A practical comparison of outcomes
| Dimension | Well-designed multi-agent system | Poorly controlled multi-agent system |
| Process speed | High and predictable | Bursty and inconsistent |
| Explainability | Decisions are traceable and auditable | Outcomes are opaque and hard to reconstruct |
| Risk management | Bounded blast radius | Cascading failures across agents |
| Recovery | Clear fallback and isolation paths | Rollback requires disabling autonomy entirely |
| Security posture | Scoped permissions and least privilege | Excessive access and unclear boundaries |
| Stakeholder trust | Grows over time | Erodes after incidents |
| Scalability | High and sustainable | Limited by operational risk |
Common failure modes
- Confusing autonomy with absence of constraints
- Treating auditability as a compliance checkbox rather than an operational requirement
- Assuming testing ends before production
- Granting excessive tool permissions for convenience
- Using agents to mask unclear processes and ownership
FAQ
1. When does multi-agent AI make sense compared to single-agent systems?
When tasks can be decomposed into roles with partial independence and clear interfaces. If coordination overhead is low, single-agent systems are often sufficient.

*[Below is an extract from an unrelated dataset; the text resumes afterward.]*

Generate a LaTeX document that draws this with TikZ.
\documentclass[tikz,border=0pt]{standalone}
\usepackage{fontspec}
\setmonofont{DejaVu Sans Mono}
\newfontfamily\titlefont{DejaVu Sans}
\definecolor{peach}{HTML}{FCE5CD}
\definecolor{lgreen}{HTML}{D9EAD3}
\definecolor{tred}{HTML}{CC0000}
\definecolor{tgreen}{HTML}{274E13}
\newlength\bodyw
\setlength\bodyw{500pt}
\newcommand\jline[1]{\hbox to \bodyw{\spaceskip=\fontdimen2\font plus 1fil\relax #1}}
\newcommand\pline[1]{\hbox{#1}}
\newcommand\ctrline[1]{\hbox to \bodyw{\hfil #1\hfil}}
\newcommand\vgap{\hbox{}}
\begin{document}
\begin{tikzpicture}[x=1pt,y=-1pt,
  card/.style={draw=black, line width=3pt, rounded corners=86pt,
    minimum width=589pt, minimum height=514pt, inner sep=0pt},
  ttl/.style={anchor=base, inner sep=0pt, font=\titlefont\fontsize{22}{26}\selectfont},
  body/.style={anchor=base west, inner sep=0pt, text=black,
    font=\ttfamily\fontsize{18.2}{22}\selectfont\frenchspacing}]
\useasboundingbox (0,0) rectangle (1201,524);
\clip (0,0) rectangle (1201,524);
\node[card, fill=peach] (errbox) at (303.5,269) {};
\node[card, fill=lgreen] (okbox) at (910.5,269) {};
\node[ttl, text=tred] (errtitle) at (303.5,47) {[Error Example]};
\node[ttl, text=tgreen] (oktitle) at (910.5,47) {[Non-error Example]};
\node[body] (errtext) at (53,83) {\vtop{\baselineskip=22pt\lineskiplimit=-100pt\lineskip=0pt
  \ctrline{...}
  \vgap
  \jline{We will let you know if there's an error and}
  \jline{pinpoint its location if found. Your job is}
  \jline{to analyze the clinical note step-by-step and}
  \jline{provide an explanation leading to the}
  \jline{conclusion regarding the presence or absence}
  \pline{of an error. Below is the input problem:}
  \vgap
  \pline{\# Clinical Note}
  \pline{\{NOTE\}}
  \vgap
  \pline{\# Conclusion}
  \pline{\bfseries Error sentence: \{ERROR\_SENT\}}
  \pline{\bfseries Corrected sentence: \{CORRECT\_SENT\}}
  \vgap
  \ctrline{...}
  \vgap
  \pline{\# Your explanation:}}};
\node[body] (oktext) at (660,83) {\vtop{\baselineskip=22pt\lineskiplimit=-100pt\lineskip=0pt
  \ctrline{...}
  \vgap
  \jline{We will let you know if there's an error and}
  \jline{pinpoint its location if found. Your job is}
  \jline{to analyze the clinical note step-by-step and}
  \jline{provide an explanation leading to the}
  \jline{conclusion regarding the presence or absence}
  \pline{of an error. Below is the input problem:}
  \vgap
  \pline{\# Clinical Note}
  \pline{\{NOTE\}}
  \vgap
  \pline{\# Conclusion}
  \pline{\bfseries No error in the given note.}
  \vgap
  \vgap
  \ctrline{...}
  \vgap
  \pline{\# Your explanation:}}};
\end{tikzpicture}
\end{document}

2. Do we need human-in-the-loop for every decision?
No. Oversight should be selective and risk-based. The goal is not constant intervention, but the ability to intervene when boundaries are crossed.
3. How do we prevent agents from going rogue?
By constraining goals, scoping permissions, monitoring behaviour, and enabling rapid isolation. Oversight must be architectural, not reactive.
4. Is multi-agent AI ready for regulated environments?
Yes, but only with explicit auditability, fallback mechanisms, and clear ownership. Without these, regulatory exposure increases quickly.
Closing perspective
Multi-agent AI is not inherently chaotic. Chaos emerges when autonomy is introduced without structure. Organisations that succeed treat agents as participants in a governed system, not as substitutes for process design.
The real differentiator is not how intelligent agents are, but how deliberately their behaviour is constrained, observed, and recovered when things go wrong.